We also have given schools the tools to deal with their financial problems. People pay a little bit more for their pensions, a little bit more for their health care, shared services, a statewide health pool. We've given them all these tools. I don't know if they've embraced them, what happens is a lot people say we don't have enough money, but we don't like your tools. That's kind of silly. We've given you the tools, use them. ... No district in Ohio is being cut by more than 7.9 percent, and most of them are being cut, all monies, by less than 5 percent. So I don't know what these districts are saying. ... We think we've designed a pretty good program. We're also working on a new school funding formula that is essentially going to put dollars behind pupils so we get dollars in the classroom rather than dollars in the buildings. ...
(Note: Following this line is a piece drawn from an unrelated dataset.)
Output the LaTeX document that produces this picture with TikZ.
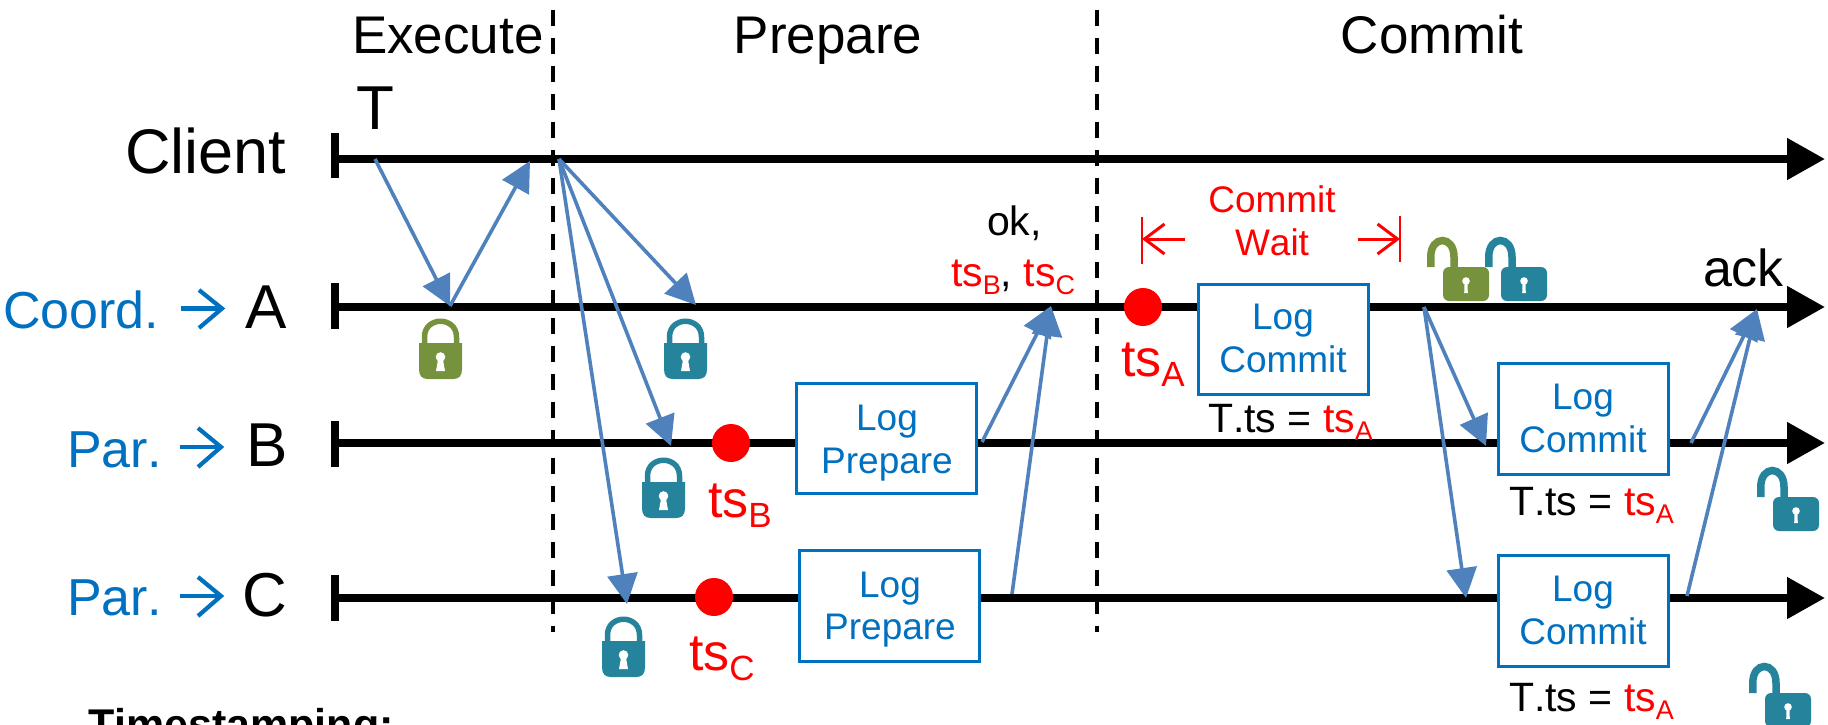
\documentclass[tikz,border=0pt]{standalone}
\usepackage{fontspec}
\setmainfont[Kerning=Off]{Liberation Sans}
\usetikzlibrary{arrows.meta}
\definecolor{pblue}{HTML}{0070C0}
\definecolor{abl}{HTML}{4F81BD}
\definecolor{lgreen}{HTML}{76923C}
\definecolor{lteal}{HTML}{25839B}
\definecolor{pred}{HTML}{FF0000}
\newcommand{\fsz}[1]{\fontsize{#1}{#1}\selectfont}
\newcommand{\rts}[2]{\textcolor{pred}{\fsz{#1}ts\raisebox{-0.2\dimexpr#1pt\relax}{\fsz{\numexpr #1*2/3\relax}#2}}}
\tikzset{
  txt/.style={inner sep=0pt,outer sep=0pt,anchor=base west,align=left},
  ctr/.style={inner sep=0pt,outer sep=0pt,anchor=base},
  timeline/.style={line width=8pt,-{Triangle[length=38pt,width=40pt]},shorten >=2pt},
  tick/.style={line width=8pt},
  sep/.style={line width=3.5pt,dash pattern=on 16pt off 12pt},
  msg/.style={line width=3.6pt,abl,-{Triangle[length=30pt,width=30pt]}},
  logbox/.style={draw=pblue,fill=white,line width=3pt,inner sep=0pt,outer sep=0pt,anchor=north west,align=center,text=pblue},
  dot/.style={circle,fill=pred,minimum size=38pt,inner sep=0pt},
  wait/.style={line width=3pt,pred,-{Straight Barb[length=20pt,width=30pt,line width=3pt]}},
  waittick/.style={line width=2.8pt,pred},
  role/.style={line width=4.2pt,pblue},
  closedlock/.pic={
    \draw[pic actions,fill=none,line width=5.5pt] (5.5,26) -- (5.5,18) .. controls (5.5,-3) and (37.5,-3) .. (37.5,18) -- (37.5,26);
    \fill[pic actions,draw=none] (0,24) -- (43,24) -- (43,50) .. controls (43,57) and (40,60) .. (34,60) -- (9,60) .. controls (3,60) and (0,57) .. (0,50) -- cycle;
    \fill[white] (21.5,38) circle (4.8);
    \fill[white] (19.5,38) -- (23.5,38) -- (26,52) -- (17,52) -- cycle;
  },
  openlock/.pic={
    \draw[pic actions,fill=none,line width=7.5pt] (3.75,28) -- (3.75,18) .. controls (3.75,-4) and (27,-4) .. (27,18) -- (27,30);
    \fill[pic actions,draw=none,rounded corners=6pt] (16,28) rectangle (62,62);
    \fill[white] (39,42) circle (3.8);
    \fill[white] (37.6,42) -- (40.4,42) -- (40.8,54) -- (37.2,54) -- cycle;
  },
}
\begin{document}
\begin{tikzpicture}[x=1pt,y=-1pt]
\useasboundingbox (0,0) rectangle (1828,724);
\clip (0,0) rectangle (1828,724);
% timelines
\coordinate (c0) at (335,159); \coordinate (c1) at (1827,159);
\coordinate (a0) at (335,307); \coordinate (a1) at (1827,307);
\coordinate (b0) at (335,443); \coordinate (b1) at (1827,443);
\coordinate (d0) at (335,598); \coordinate (d1) at (1827,598);
\draw[tick] (335,133) -- (335,178);
\draw[tick] (335,283) -- (335,329);
\draw[tick] (335,421) -- (335,467);
\draw[tick] (335,575) -- (335,621);
\draw[timeline] (c0) -- (c1);
\draw[timeline] (a0) -- (a1);
\draw[timeline] (b0) -- (b1);
\draw[timeline] (d0) -- (d1);
% phase separators
\coordinate (s1a) at (553,10); \coordinate (s1b) at (553,632);
\coordinate (s2a) at (1097,10); \coordinate (s2b) at (1097,632);
\draw[sep] (s1a) -- (s1b);
\draw[sep] (s2a) -- (s2b);
% headings
\node[txt] (hExec) at (352,53) {\fsz{53}Execute};
\node[ctr] (hPrep) at (828,53) {\fsz{53}Prepare};
\node[ctr] (hComm) at (1432,53) {\fsz{53}Commit};
\node[txt] (hT) at (356,129) {\fsz{62}T};
% left labels
\node[txt] (lClient) at (125,173) {\fsz{63}Client};
\node[txt] (lCoord) at (3,328) {\fsz{52}\textcolor{pblue}{Coord.}};
\node[txt] (lA) at (245,328) {\fsz{62}A};
\node[txt] (lParB) at (67,467) {\fsz{52}\textcolor{pblue}{Par.}};
\node[txt] (lB) at (246,466) {\fsz{62}B};
\node[txt] (lParC) at (67,615) {\fsz{52}\textcolor{pblue}{Par.}};
\node[txt] (lC) at (242,616) {\fsz{62}C};
% role arrows
\draw[role] (181,308.5) -- (221,308.5);
\draw[role,miter limit=10] (199,290) -- (222,308.5) -- (199,328);
\draw[role] (180,447) -- (220,447);
\draw[role,miter limit=10] (198,428) -- (221,447) -- (198,467);
\draw[role] (180,596) -- (220,596);
\draw[role,miter limit=10] (198,577) -- (221,596) -- (198,616);
% locks
\pic[lgreen,fill=lgreen,draw=lgreen] at (419,319) {closedlock};
\pic[lteal,fill=lteal,draw=lteal] at (664,319) {closedlock};
\pic[lteal,fill=lteal,draw=lteal] at (642,458) {closedlock};
\pic[lteal,fill=lteal,draw=lteal] at (602,617) {closedlock};
\pic[lgreen,fill=lgreen,draw=lgreen] at (1427,239) {openlock};
\pic[lteal,fill=lteal,draw=lteal] at (1485,239) {openlock};
\pic[lteal,fill=lteal,draw=lteal] at (1757,469) {openlock};
\pic[lteal,fill=lteal,draw=lteal] at (1749,665) {openlock};
% timestamps
\node[dot] (dA) at (1143,307) {};
\node[dot] (dB) at (731,443) {};
\node[dot] (dC) at (714,597) {};
\node[txt] (tsA) at (1121,376) {\rts{52}{A}};
\node[txt] (tsB) at (708,517) {\rts{52}{B}};
\node[txt] (tsC) at (689,670) {\rts{52}{C}};
% log boxes
\node[logbox,minimum width=180pt,minimum height=110pt] (lpB) at (796,383) {};
\node[ctr,text=pblue] (lpB1) at (887,430) {\fsz{37}Log};
\node[ctr,text=pblue] (lpB2) at (887,473) {\fsz{37}Prepare};
\node[logbox,minimum width=180pt,minimum height=111pt] (lpC) at (799.5,550) {};
\node[ctr,text=pblue] (lpC1) at (890,597) {\fsz{37}Log};
\node[ctr,text=pblue] (lpC2) at (890,639) {\fsz{37}Prepare};
\node[logbox,minimum width=170pt,minimum height=110pt] (lcA) at (1198,284) {};
\node[ctr,text=pblue] (lcA1) at (1283,329) {\fsz{37}Log};
\node[ctr,text=pblue] (lcA2) at (1283,372) {\fsz{37}Commit};
\node[logbox,minimum width=170pt,minimum height=111pt] (lcB) at (1498,363) {};
\node[ctr,text=pblue] (lcB1) at (1583,409) {\fsz{37}Log};
\node[ctr,text=pblue] (lcB2) at (1583,452) {\fsz{37}Commit};
\node[logbox,minimum width=170pt,minimum height=111pt] (lcC) at (1498,555) {};
\node[ctr,text=pblue] (lcC1) at (1583,601) {\fsz{37}Log};
\node[ctr,text=pblue] (lcC2) at (1583,644) {\fsz{37}Commit};
% T.ts labels
\node[txt] (ttA) at (1208,432) {\fsz{41}T.ts = \rts{41}{A}};
\node[txt] (ttB) at (1509,515) {\fsz{41}T.ts = \rts{41}{A}};
\node[txt] (ttC) at (1509,711) {\fsz{41}T.ts = \rts{41}{A}};
% ok label
\node[txt] (ok) at (987,235) {\fsz{41}ok,};
\node[txt] (okts) at (951,286) {\rts{41}{B}\fsz{41}, \rts{41}{C}};
\node[txt] (ack) at (1703,286) {\fsz{52}ack};
% commit wait
\node[ctr,text=pred] (cw1) at (1272,212) {\fsz{37}Commit};
\node[ctr,text=pred] (cw2) at (1272,255) {\fsz{37}Wait};
\coordinate (wl) at (1142,239); \coordinate (wr) at (1400,239);
\coordinate (wl0) at (1185,239); \coordinate (wr0) at (1358,239);
\draw[waittick] (1142,217) -- (1142,264);
\draw[waittick] (1400,216) -- (1400,262);
\draw[wait] (wl0) -- (wl);
\draw[wait] (wr0) -- (wr);
% message arrows
\coordinate (mT) at (375,159); \coordinate (mLock) at (450,306); \coordinate (mRet) at (530,161);
\coordinate (mP) at (559,159); \coordinate (mPA) at (696,305); \coordinate (mPB) at (671,446); \coordinate (mPC) at (627,604);
\coordinate (mOkB) at (982,442); \coordinate (mOkC) at (1012,594); \coordinate (mOk) at (1051,306);
\coordinate (mC) at (1424,307); \coordinate (mCB) at (1486,446); \coordinate (mCC) at (1466,598);
\coordinate (mAB) at (1691,443); \coordinate (mAC) at (1687,596); \coordinate (mAck) at (1757,309);
\draw[msg] (mT) -- (mLock);
\draw[msg] (mLock) -- (mRet);
\draw[msg] (mP) -- (mPA);
\draw[msg] (mP) -- (mPB);
\draw[msg] (mP) -- (mPC);
\draw[msg] (mOkB) -- (mOk);
\draw[msg] (mOkC) -- (mOk);
\draw[msg] (mC) -- (mCB);
\draw[msg] (mC) -- (mCC);
\draw[msg] (mAB) -- (mAck);
\draw[msg] (mAC) -- (mAck);
% cut-off footer
\node[txt] (foot) at (88,739) {\fsz{43}\bfseries Timestamping:};
\end{tikzpicture}
\end{document}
One other thing we have to talk about when it comes to these school districts. If you take Bellaire, for example, probably the most serious problem we have is an exodus of jobs and people. If you are a state that is not putting itself in a position for economic growth, and you lose your young people, you lose your families and you lose employment opportunities, then you don't have any revenue. So the one thing that people have to face up to is that Ohio has to be put into a position where we can create jobs. If we keep monkeying around with this, and not facing the most serious problems which we are currently doing in the budget, with Jobs Ohio, with the Common Sense initiative to repeal rules that don't make sense, to the fact that we want to align curriculums and have teacher performance that drives up the quality of our students ... you're in a losing war. This is all about economic development and everybody must share in the effort to get there because everybody will be healthier once we start creating jobs in Ohio.

Kasich: No. I have a job to do here. I said to my wife 'Sweetheart, look, we're going to have a target on our back, we're going to lose our privacy, it's going to be tough on the family, I really think I should run for governor. What do you think?' She said 'That's fine with me, you'll just be sleeping outside for the next four years.' So, I did this, took this race on, because this is my mission. I'm here to help Ohio. I'm not here to help John Kasich. And frankly, going to a job like that, how would that be helping me anyway?

I have absolutely no interest in any other position. In fact, when I go to Washington I break out into a cold sweat.